**Instruction**
Find each line with "React" and copy it.

**Data to use**
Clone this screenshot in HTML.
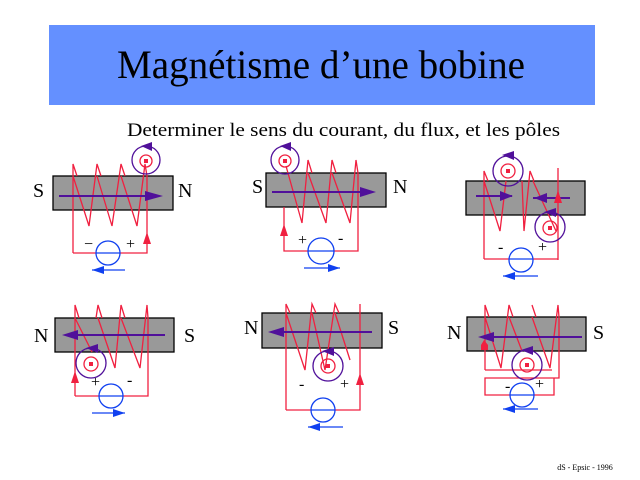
* * *
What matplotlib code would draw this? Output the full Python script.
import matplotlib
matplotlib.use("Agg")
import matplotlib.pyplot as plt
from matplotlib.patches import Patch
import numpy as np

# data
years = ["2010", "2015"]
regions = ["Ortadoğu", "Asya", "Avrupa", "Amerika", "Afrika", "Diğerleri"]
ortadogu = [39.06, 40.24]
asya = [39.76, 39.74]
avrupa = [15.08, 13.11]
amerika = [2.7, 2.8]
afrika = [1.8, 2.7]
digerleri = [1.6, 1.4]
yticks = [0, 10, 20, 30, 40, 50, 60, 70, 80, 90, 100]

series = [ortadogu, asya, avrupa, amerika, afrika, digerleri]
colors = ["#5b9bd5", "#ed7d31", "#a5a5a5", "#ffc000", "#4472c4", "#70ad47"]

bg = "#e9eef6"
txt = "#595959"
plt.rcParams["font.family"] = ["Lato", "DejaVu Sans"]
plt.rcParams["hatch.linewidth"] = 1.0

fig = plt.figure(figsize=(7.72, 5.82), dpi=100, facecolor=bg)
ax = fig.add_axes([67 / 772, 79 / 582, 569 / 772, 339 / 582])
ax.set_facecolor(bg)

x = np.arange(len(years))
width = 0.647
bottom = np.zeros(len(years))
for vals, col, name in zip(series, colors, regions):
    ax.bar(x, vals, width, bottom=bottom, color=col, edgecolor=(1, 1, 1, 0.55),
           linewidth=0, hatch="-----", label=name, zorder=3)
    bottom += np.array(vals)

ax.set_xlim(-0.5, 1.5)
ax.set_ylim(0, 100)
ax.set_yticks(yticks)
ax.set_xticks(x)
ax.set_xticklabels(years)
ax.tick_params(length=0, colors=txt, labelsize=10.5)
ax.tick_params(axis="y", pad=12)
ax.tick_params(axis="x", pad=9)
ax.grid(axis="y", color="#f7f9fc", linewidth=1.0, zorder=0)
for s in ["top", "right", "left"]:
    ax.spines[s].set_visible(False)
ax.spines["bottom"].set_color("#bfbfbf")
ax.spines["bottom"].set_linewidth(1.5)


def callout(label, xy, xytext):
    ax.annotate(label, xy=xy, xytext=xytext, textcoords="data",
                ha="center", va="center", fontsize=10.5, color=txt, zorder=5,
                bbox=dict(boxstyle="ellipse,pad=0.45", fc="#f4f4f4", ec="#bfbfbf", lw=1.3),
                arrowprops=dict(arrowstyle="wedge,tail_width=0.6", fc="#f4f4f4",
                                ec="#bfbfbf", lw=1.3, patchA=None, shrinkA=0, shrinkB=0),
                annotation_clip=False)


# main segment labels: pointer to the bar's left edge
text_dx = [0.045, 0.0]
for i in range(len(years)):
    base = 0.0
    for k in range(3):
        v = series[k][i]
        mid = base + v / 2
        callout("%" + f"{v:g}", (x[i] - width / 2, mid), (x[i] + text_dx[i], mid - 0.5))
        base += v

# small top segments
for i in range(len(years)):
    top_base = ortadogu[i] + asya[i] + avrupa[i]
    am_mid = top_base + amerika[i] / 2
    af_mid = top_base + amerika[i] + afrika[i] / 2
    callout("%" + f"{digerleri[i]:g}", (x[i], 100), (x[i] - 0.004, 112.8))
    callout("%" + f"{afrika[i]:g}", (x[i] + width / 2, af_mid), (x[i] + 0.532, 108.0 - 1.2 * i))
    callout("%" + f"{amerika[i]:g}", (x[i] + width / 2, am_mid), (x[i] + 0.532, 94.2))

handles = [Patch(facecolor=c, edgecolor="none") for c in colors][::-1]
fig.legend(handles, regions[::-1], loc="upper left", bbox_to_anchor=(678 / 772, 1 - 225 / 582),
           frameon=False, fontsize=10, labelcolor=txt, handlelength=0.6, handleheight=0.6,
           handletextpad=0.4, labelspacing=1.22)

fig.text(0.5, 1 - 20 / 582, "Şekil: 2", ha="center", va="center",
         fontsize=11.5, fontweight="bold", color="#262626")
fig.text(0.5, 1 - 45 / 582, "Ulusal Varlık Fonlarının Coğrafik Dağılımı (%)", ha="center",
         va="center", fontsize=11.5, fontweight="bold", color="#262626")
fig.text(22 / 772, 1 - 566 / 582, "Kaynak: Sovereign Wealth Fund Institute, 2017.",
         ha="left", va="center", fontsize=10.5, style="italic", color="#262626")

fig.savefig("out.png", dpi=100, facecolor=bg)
--
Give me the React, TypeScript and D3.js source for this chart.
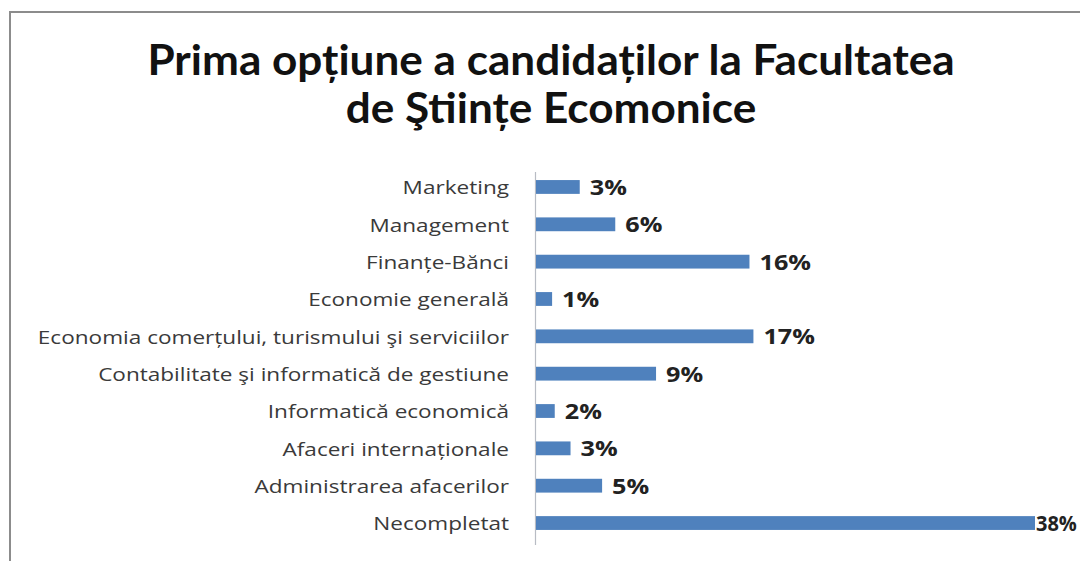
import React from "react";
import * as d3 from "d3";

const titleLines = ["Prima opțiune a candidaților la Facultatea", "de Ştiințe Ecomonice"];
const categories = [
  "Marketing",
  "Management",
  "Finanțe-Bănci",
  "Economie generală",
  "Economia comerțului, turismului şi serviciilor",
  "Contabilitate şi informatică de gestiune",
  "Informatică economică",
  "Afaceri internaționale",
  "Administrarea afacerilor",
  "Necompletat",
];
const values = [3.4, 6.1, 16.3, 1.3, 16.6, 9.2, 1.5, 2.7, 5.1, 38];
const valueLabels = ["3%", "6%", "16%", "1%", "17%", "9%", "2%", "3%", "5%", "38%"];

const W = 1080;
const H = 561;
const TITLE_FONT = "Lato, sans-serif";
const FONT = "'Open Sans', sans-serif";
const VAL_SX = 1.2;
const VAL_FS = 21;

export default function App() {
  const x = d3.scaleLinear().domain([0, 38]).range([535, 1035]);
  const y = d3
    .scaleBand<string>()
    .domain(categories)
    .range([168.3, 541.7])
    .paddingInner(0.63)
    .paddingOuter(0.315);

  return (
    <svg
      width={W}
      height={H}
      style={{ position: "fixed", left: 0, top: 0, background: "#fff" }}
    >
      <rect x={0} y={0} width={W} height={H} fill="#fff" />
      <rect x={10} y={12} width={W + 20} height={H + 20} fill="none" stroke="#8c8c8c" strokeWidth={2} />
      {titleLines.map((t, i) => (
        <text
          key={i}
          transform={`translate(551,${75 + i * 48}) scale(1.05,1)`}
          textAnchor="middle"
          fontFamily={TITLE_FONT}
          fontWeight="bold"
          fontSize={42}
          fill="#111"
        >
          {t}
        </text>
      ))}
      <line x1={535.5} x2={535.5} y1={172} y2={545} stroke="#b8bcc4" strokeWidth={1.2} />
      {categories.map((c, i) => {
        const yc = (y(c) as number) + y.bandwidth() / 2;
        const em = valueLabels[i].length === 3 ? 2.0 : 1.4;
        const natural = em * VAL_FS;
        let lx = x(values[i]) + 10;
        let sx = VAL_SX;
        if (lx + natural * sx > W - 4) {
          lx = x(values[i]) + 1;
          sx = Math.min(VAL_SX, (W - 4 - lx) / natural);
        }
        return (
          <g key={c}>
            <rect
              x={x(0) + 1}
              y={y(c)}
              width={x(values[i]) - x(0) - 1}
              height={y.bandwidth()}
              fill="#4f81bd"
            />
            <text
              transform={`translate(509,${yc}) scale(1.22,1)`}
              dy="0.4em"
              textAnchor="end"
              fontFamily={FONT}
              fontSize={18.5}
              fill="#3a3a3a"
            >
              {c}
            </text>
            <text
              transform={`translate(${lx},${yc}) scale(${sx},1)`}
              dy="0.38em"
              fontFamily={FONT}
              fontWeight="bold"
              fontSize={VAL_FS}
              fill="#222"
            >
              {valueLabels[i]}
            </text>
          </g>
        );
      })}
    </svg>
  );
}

**Expected answer**
Give me the React, TypeScript and D3.js source for this chart.
import React from "react";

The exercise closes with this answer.